Cadono le parole, cadono
Mi piace che sia domenica. Amo la lentezza del silenzio e la pigrizia del non sentirsi. Respiro l’odore del grigio flaccido rarefatto di Milano infiocchettato a grappoli alle finestre, e il gatto che dorme sulla sua poltrona mentre scrivo. Le parole scendono rapide, è un blu che compare su uno schermo che aspetta.
Sono sempre più stanca degli sguardi ai social network: nonostante tutto, ancora mi accaloro. Non riesco a ridere dell’ignoranza e a fingere che alcuni commenti non siano vuoti, inutili tentativi di rovinare l’atmosfera. Sarà che per me è così evidente la responsabilità delle parole, sarà che questa aggressività un tanto al chilo, che i meno intelligenti credono innocua, mi sembra pericolosa.
Qualcuno si è già fatto molto male, eppure nessuno sembra badarci: avete visto la ragazza che si è suicidata perché perseguitata da un gruppo di imbecilli criminali che la prendevano in giro perché grassa? Un esempio tra tanti: farà rumore un po’, poi nessuno ricorderà i dettagli di questa tragedia che non ha senso.
Mi annoia e delude andare a leggere la maggioranza dei post e i commenti. Sarà anche, e sarebbe normale, che tutte le passioni prima o poi si affievoliscono e mutano forma: succede con gli amori (soprattutto quando li ammazziamo di incurante crudeltà), figuriamoci se non può accadere con la fedeltà ai giochi relazionali nella Rete.

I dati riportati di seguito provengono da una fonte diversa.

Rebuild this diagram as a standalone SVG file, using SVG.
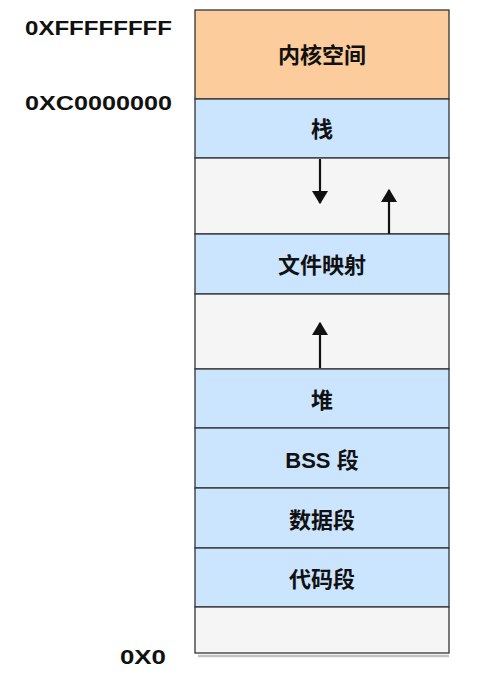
<svg xmlns="http://www.w3.org/2000/svg" width="483" height="681" viewBox="0 0 483 681">
<style>
.seg{stroke:#333;stroke-width:1.3}
.k{fill:#FCCC9C}
.b{fill:#CCE5FF}
.g{fill:#F5F5F5}
.sh{stroke:#999;stroke-width:2.5;fill:none;opacity:0.6}
.t{font-family:"Liberation Sans","Noto Sans CJK SC",sans-serif;font-weight:bold;font-size:22px;fill:#111;text-anchor:middle}
.a{font-family:"Liberation Sans",sans-serif;font-weight:bold;font-size:21px;fill:#111}
</style>
<defs>
<marker id="ah" viewBox="0 0 10 12" refX="9" refY="6" markerUnits="userSpaceOnUse" markerWidth="16" markerHeight="16" orient="auto">
<path d="M0,0 L10,6 L0,12 z" fill="#111"/>
</marker>
</defs>
<g id="labels">
<text class="a" x="25" y="35" textLength="147" lengthAdjust="spacingAndGlyphs">0XFFFFFFFF</text>
<text class="a" x="25" y="110" textLength="147" lengthAdjust="spacingAndGlyphs">0XC0000000</text>
<text class="a" x="120" y="664" textLength="46" lengthAdjust="spacingAndGlyphs">0X0</text>
</g>
<g id="shadows">
<path class="sh" d="M196,161 L449,161"/>
<path class="sh" d="M196,297 L449,297"/>
<path class="sh" d="M196,610 L449,610"/>
<path class="sh" d="M198,656 L449,656"/>
</g>
<g id="kernel"><rect class="seg k" x="195" y="10" width="254" height="89"/><text class="t" x="322" y="63">内核空间</text></g>
<g id="stack"><rect class="seg b" x="195" y="99" width="254" height="59"/><text class="t" x="322" y="137">栈</text></g>
<g id="gap1"><rect class="seg g" x="195" y="158" width="254" height="76"/></g>
<g id="mmap"><rect class="seg b" x="195" y="234" width="254" height="60"/><text class="t" x="322" y="273">文件映射</text></g>
<g id="gap2"><rect class="seg g" x="195" y="294" width="254" height="75"/></g>
<g id="heap"><rect class="seg b" x="195" y="369" width="254" height="59"/><text class="t" x="322" y="408">堆</text></g>
<g id="bss"><rect class="seg b" x="195" y="428" width="254" height="60"/><text class="t" x="322" y="468">BSS 段</text></g>
<g id="data"><rect class="seg b" x="195" y="488" width="254" height="60"/><text class="t" x="322" y="528">数据段</text></g>
<g id="code"><rect class="seg b" x="195" y="548" width="254" height="59"/><text class="t" x="322" y="587">代码段</text></g>
<g id="gap3"><rect class="seg g" x="195" y="607" width="254" height="46"/></g>
<g id="connectors" stroke="#111" stroke-width="2.2" fill="none">
<path d="M320,159 L320,203" marker-end="url(#ah)"/>
<path d="M389,234 L389,190" marker-end="url(#ah)"/>
<path d="M320,368 L320,323" marker-end="url(#ah)"/>
</g>
</svg>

Sono andata in Comune, ho ritirato la tessera elettorale che per la ventimillesima volta avevo perso, poi placida e serena ho raggiunto il seggio e ho votato. Ho messo una croce ordinata, ripassata due volte entro il riquadro: mentre lo facevo avevo davanti agli occhi chi ci crede, chi ha dedicato la vita a migliorare l’esistenza del gruppo nella politica di professione. Un po’ per loro ho votato: l’amore va sostenuto, la passione riconosciuta e onorata. Anche se tu non ci credi, hai altri amori e altre passioni e hai tentato di seguire argomenti noiosi per un po’ ma hai rinunciato. Non fa per te.
Penso che amare qualcuno sia prestare attenzione ai suoi talenti, a ciò che infiamma la vita: per questo sono delusa se le persone che amo non leggono i miei scritti. Fingo di niente, ma noto l’assenza ed è un dettaglio che scava nella consapevolezza. Accade lo stesso con gli amici, con chi dice “ma ti conosco da bambina, so tutto di te”: nessuno conosce se stesso e gli altri, non veramente, e nel caso degli scrittori mancare la lettura dei libri, degli articoli, dei blog equivale a conoscere ancora meno. Sorrido vuoto a chi pretende di sapere qualcosa senza leggermi: la verità è che il suo sguardo mi sta attraversando senza notarmi.
Sono quello che scrivo: non sempre palese, ma nell’essenza sì. Sono la cura che porgo, le insicurezze che manifesto, la rabbia violenta che ogni tanto mi incendia, l’imperfezione che mi rappresenta. Sono, come voi. E le parole cadono facile, come un blu sullo schermo.